Monday 5 September 2011

Dignified work

Today is Labor Day in the US (note US spelling) which celebrates the contribution of workers socially and economically and "the strength and esprit de corps of the trade and labor organisations" - (US Department of Labor).

And how about across the waters in the UK?  How are we celebrating our workers? 

After 3 years of trying to recruit for her textile factory Deborah Meadon highlighted the image problem around manual work -"It is about people not being interested in manual work.  At 16 or 17 people are still thinking about what is cool..." Certainly the vocational training option in schools has attracted a second tier image over the Aladdin's cave of academic subjects leading to university, even though the latter no longer guarantees employment.  In 2009 the Crafts Council audit revealed a severe skills shortage in the UK.

The value we give to vocational learning, 'blue collar' work, skilled craftmanship and manual labour, dictates how we perceive the virtue of ability and skills and informs our relationship with the material world. We've become so used to the convenience and immediate accessibility of everything we need or want, we've forgotton how to 'do' for ourselves.we've become passive and dependent. 

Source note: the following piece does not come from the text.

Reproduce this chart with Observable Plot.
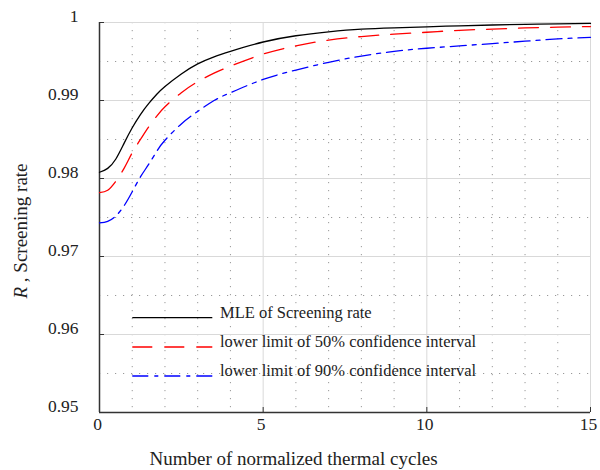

Maybe if we put more value on the vocational and manual tasks necessary to our lives, we might not find it so difficult to recruit for essential jobs, young people would have the ability to make real choices about their careers developing their own true potential rather than pursuing a course dicated by the 'shoulds' of others, and we might have a better appreciation and respect of the material assets we so constantly strive to accumulate.

Holby city star Jeremy Edwards hit the headlines when helping a friend in his landscape gardening business - "I really don't see the shame in manaual labour".  What a shame he had to say that.